Vous l'aurez compris, la technologie n'est pas visée dans son essence, mais bien dans son orientation. Nous ne développerons pas toutes les potentialités déjà exploitées par la technologie notamment dans le domaine de la médecine. Il faut s'en réjouir et accompagner ce mouvement. 

Il est donc nécessaire de ne pas réduire ces transformations à des vagues purement technologiques, et cela nous fait prendre conscience que l'avenir de l'humanité (long terme) est en train de se dessiner en même temps que notre monde est déjà façonné par ces évolutions (court terme). Nous devons consentir à cet effort de réfléchir à l'homme et son évolution pour pouvoir affronter ces enjeux civilisations.

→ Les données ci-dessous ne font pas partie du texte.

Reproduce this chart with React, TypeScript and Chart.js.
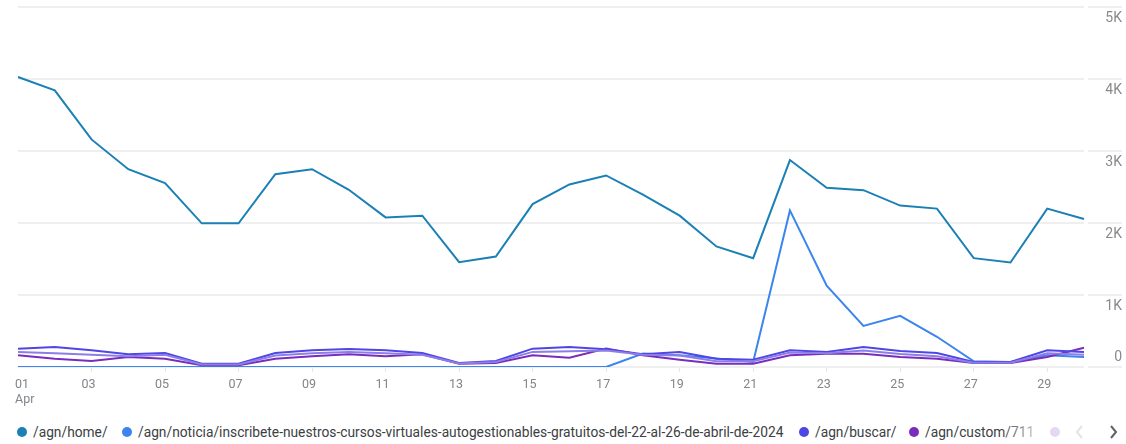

Si la politique s'intéresse bien souvent à la prochaine élection, n'avons-nous pas le devoir de penser la prochaine génération ?

Le risque est sinon de voir l'économie se substituer à la politique pour proposer cette vision de long-terme, avec des contre-pouvoirs et des gardes-fou difficiles à mettre en place compte tenu de la puissance des acteurs tels que les GAFA aujourd'hui. 
Pour conclure, nous pouvons dresser le constat suivant ; nous, politiques et citoyens, nous sommes de manière collective désengagés du long terme, et c'est une faute lourde car nous sommes actuellement condamnés à nous adapter. S'adapter à des évolutions qui sont de l'ordre du progrès technique est tout à fait naturel et les entreprises vivent cela au quotidien. Mais s'adapter à une vision de l'homme et du monde propagée par certains et décrite dans cet article sans y prendre part et parfois même sans y consentir relève d'un manque de responsabilité.

Tout cela doit nous interroger sur notre capacité à faire société, à vivre dans la cité, à faire de la politique ensemble, dans une époque où l'individu est roi. L'économie est-elle une fin ? Je ne le crois pas. L'individu est-il une fin ? Je ne le crois pas. Saisissons-nous de ces sujets, pour les orienter vers le bien de l'humanité dans son ensemble. Il est faux d'affirmer que le bien de mon voisin ne concerne que lui, il nous faut retrouver le sens du collectif pour faire société, ensemble. 

La technologie doit nous pousser à nous humaniser. C'est paradoxal, mais tel est le sens de l'histoire.